Republic of the Philippines
SUPREME COURT
Manila
EN BANC
G.R. No. 25084 September 4, 1926
RUFINA, Widow of PIMENTEL, ET AL., plaintiffs-appellees,
vs.
ELULALIO VENIDA, as administrator of the intestate estate of Pablo Venida, deceased, defendant-appellant.
Lukban and Racelis for appellant.
Manly, Goddard and Lockwood for appellees.
VILLAMOR, J.:
On February 19, 1915, the Court of First Instance of Camarines Norte rendered judgment in Case No. 1747 of that court, ordering Pablo Venida to pay Ramon Pimentel the sum of P7,781.52 with interest at the rate of 6 per cent per annum from July 9, 1905, to the date of the filing of the complaint and, furthermore, to pay the sum of P550, the value of 50 piculs of abaca which had not been delivered and the costs of the action. This judgment became final, no appeal having been by the defeated party.
The present, action was brought by the widow and children of Ramon Pimentel to recover the sums specified in the said judgment. Pablo Venida having died, the claim was presented to the committee on appraisal and claims in the intestate proceeding for the settlement of the estate of Pablo Venida.
The committee admitted the claim declaring that the estate of the deceased Pablo Venida owed the heirs of Ramon Pimentel the sum of P16,850.90. From this admission of the claim, the administrator of the estate appealed, alleging that the commissioners failed to furnish him with a copy of their report and that the report does not show by whom the said claim was admitted.
The appeal of the administrator and the original action of the plaintiffs were tried in the present case.
The court below after considering the action of the plaintiffs and the grounds for the appeal of the defendant, reached the conclusion that the plaintiffs have proven their right, nut not the defendant administrator, in regard to the defenses set up by him, and therefore rendered judgment against the defendant Eulalio Venida, as administrator of the estate of Pablo Venida, for the payment to the plaintiffs of the following sums: P7,781.52 with interest at 6 per cent per annum from July 9, 1905, until the execution of this judgment; P550 for 50 piculs of abaca which had not been delivered, with interest at 6 per cent per annum from the date of the filing of the complaint until the execution of the judgment; P44 the amount of the costs in case No. 1747, with interest at 6 per cent per annum also from the date of the filing of the complaint until the execution of the judgment and the payment of the costs of the action.
The defendant appealed and now alleges that the trial court erred in sustaining the validity of the judgment rendered by the Court of First Instance of Ambos Camarines in civil case No. 1747, entitled Ramon Pimentel vs.

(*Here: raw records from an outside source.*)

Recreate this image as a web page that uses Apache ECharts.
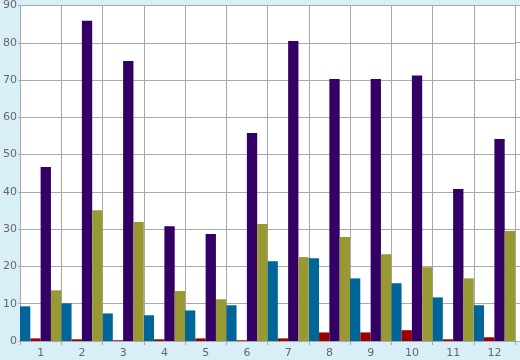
<!DOCTYPE html>
<html><head><meta charset="utf-8">
<script src="https://cdn.jsdelivr.net/npm/echarts@6/dist/echarts.min.js"></script>
<style>html,body{margin:0;padding:0;background:#d9eff7;}#c{width:520px;height:360px;}</style>
</head><body><div id="c"></div>
<script>
var categories = ['1','2','3','4','5','6','7','8','9','10','11','12'];
var seriesBlue   = [9.3, 10.1, 7.4, 6.9, 8.2, 9.6, 21.4, 22.2, 16.8, 15.5, 11.7, 9.6];
var seriesRed    = [0.7, 0.45, 0.2, 0.45, 0.7, 0.2, 0.7, 2.3, 2.3, 2.9, 0.45, 1.0];
var seriesPurple = [46.7, 85.9, 75.1, 30.8, 28.7, 55.8, 80.5, 70.3, 70.3, 71.2, 40.8, 54.2];
var seriesOlive  = [13.6, 35.1, 31.9, 13.4, 11.2, 31.4, 22.5, 27.9, 23.3, 19.8, 16.8, 29.5];
var yTicks = {min: 0, max: 90, interval: 10};

var chart = echarts.init(document.getElementById('c'), null, {renderer: 'canvas'});
var font = 'DejaVu Sans';
var gridColor = '#a9a9a9';
function bar(name, data, color) {
  return {name: name, type: 'bar', data: data, barGap: '0%', barCategoryGap: '0%',
    itemStyle: {color: color}, silent: true, animation: false};
}
chart.setOption({
  backgroundColor: '#d9eff7',
  animation: false,
  grid: [
    {left: 20, right: 5, top: 5, bottom: 19, show: true, backgroundColor: '#ffffff', borderWidth: 0},
    {left: 515, right: 0, top: 5, bottom: 19, show: true, backgroundColor: '#ffffff', borderWidth: 0}
  ],
  xAxis: [
    {type: 'category', data: categories, gridIndex: 0,
      axisLine: {show: true, lineStyle: {color: gridColor, width: 1}},
      axisTick: {show: true, length: 4, lineStyle: {color: gridColor}},
      axisLabel: {color: '#666666', fontFamily: font, fontSize: 11, margin: 7},
      splitLine: {show: true, lineStyle: {color: gridColor, width: 1}}},
    {type: 'value', gridIndex: 1, min: 0, max: 1, show: false}
  ],
  yAxis: [
    {type: 'value', gridIndex: 0, min: yTicks.min, max: yTicks.max, interval: yTicks.interval,
      axisLine: {show: true, lineStyle: {color: gridColor, width: 1}},
      axisTick: {show: true, length: 2, lineStyle: {color: gridColor}},
      axisLabel: {color: '#666666', fontFamily: font, fontSize: 11, margin: 3},
      splitLine: {show: true, lineStyle: {color: gridColor, width: 1}}},
    {type: 'value', gridIndex: 1, min: yTicks.min, max: yTicks.max, interval: yTicks.interval,
      axisLine: {show: false}, axisTick: {show: false}, axisLabel: {show: false},
      splitLine: {show: true, lineStyle: {color: gridColor, width: 1}}}
  ],
  series: [
    bar('A', seriesBlue, '#006699'),
    bar('B', seriesRed, '#990000'),
    bar('C', seriesPurple, '#330066'),
    bar('D', seriesOlive, '#999933')
  ]
});
</script></body></html>
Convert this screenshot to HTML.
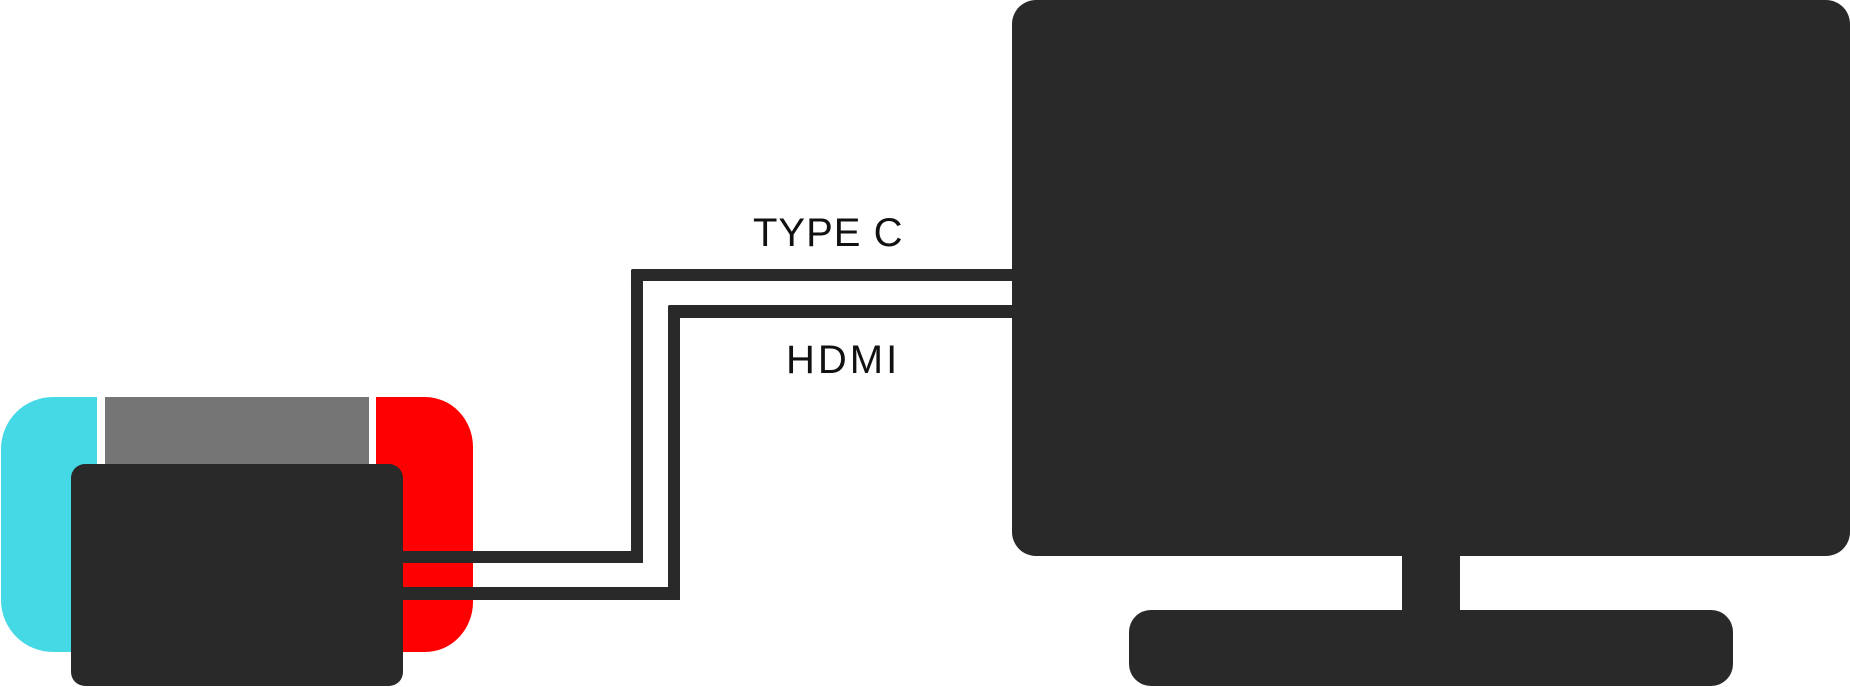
<!DOCTYPE html>
<html><head><meta charset="utf-8"><style>
html,body{margin:0;padding:0;background:#fff;overflow:hidden;}
svg{display:block;}
text{font-family:"Liberation Sans",sans-serif;fill:#111;}
</style></head><body>
<svg width="1850" height="687" viewBox="0 0 1850 687">
  <g>
    <path fill="#45d9e6" d="M97,397 V652 H53 A52,52 0 0 1 1,600 V449 A52,52 0 0 1 53,397 Z"/>
    <rect x="105" y="397" width="264" height="80" fill="#757575"/>
    <path fill="#ff0000" d="M376,397 H425 A48,50 0 0 1 473,447 V602 A48,50 0 0 1 425,652 H376 Z"/>
  </g>
  <rect x="71" y="464" width="332" height="222" rx="14" fill="#292929"/>
  <g fill="#292929">
    <rect x="400" y="551" width="243" height="12"/>
    <rect x="631" y="269" width="12" height="294" rx="2"/>
    <rect x="631" y="269" width="390" height="12" rx="2"/>
  </g>
  <g fill="#292929">
    <rect x="400" y="587" width="280" height="13"/>
    <rect x="668" y="305" width="12" height="295" rx="2"/>
    <rect x="668" y="305" width="353" height="13" rx="2"/>
  </g>
  <text x="753" y="246" font-size="40" letter-spacing="1">TYPE C</text>
  <text x="786" y="373" font-size="40" letter-spacing="3">HDMI</text>
  <g fill="#292929">
    <rect x="1012" y="0" width="838" height="556" rx="24"/>
    <rect x="1402" y="550" width="58" height="64"/>
    <rect x="1129" y="610" width="604" height="76" rx="22"/>
  </g>
</svg>
</body></html>
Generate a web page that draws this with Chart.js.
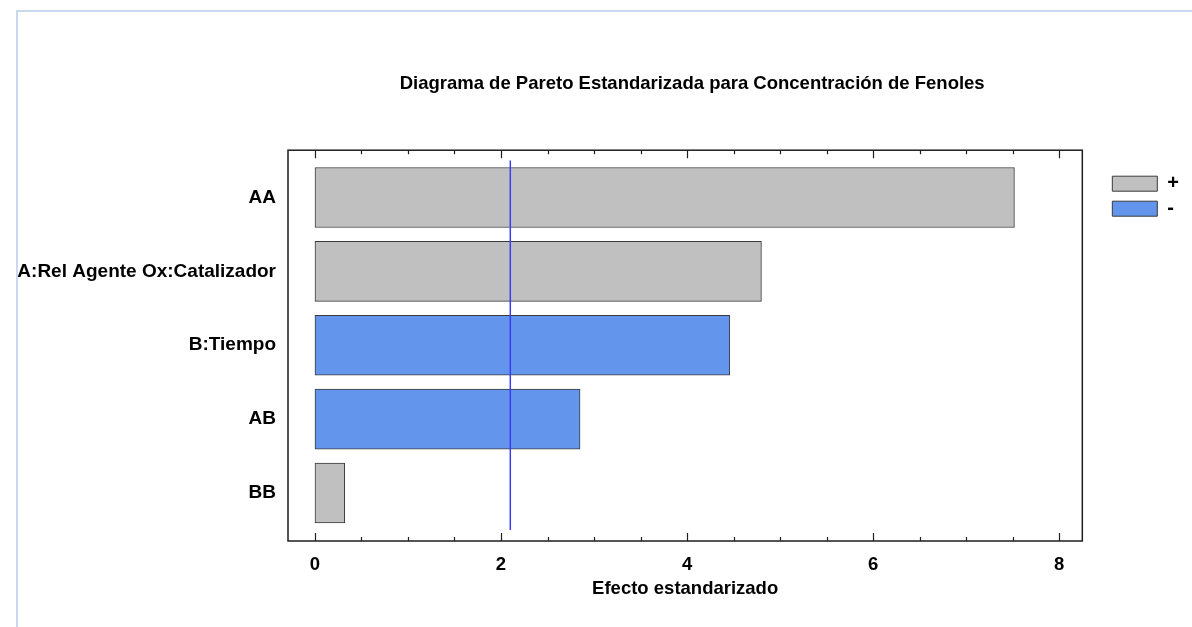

Pablo Venida.
The appellant contends that the said judgment had been rendered without jurisdiction over the person of the defendant, because he had not been summoned in the case. Two witnesses were presented by the defendant, namely, Pablo Venida and Proceso Venida, in order to prove that the defendant Pablo Venida had not been notified nor had he had any knowledge of the case. The contention of the appellant is untenable. The plaintiffs presented as evidence a certified copy of the record of the proceedings had in said case No. 1747 and it appears that the complaint was filed on June 10, 21914; on January 9, 1915, the attorneys for the then plaintiff filed a motion alleging that the defendant was duly summoned on August 11, 1914, and as the period prescribed by the rules for entering an appearance had elapsed without the defendant having appeared up to that date, they prayed that the defendant be declared in default. On January 16, 1915, the court granting the said motion and finding the reasons alleged therein just and proper, issued an order declaring Pablo Venida in default and ordered the inclusion of this case court calendar upon the instance of the plaintiff. On February 19, 1915, the plaintiffs presented his evidence and the court thereupon rendered judgment against the defendant for the payment to the plaintiffs of the sums above-mentioned.
In regard to the alleged prescription of the action by the plaintiffs, suffice it to say that the judgment sued on in this case was rendered on February 19, 1915, and the complaint herein having been filed on March 24, 1924, it is clear that the period of ten years provided in section 43, paragraph No. 1, of the Code of Civil Procedure has not yet elapsed. The other error alleged by the appellants refers to the credibility of the witnesses. We are of the opinion that the trial court did not commit an error in weighing said evidence, and the judgment appealed from being in accordance with law, it must be, as it is hereby, affirmed, with the costs against the appellant. So ordered.
Avanceña, C.J., Street, Ostrand, Johns, Romualdez and Villa-Real, JJ., concur.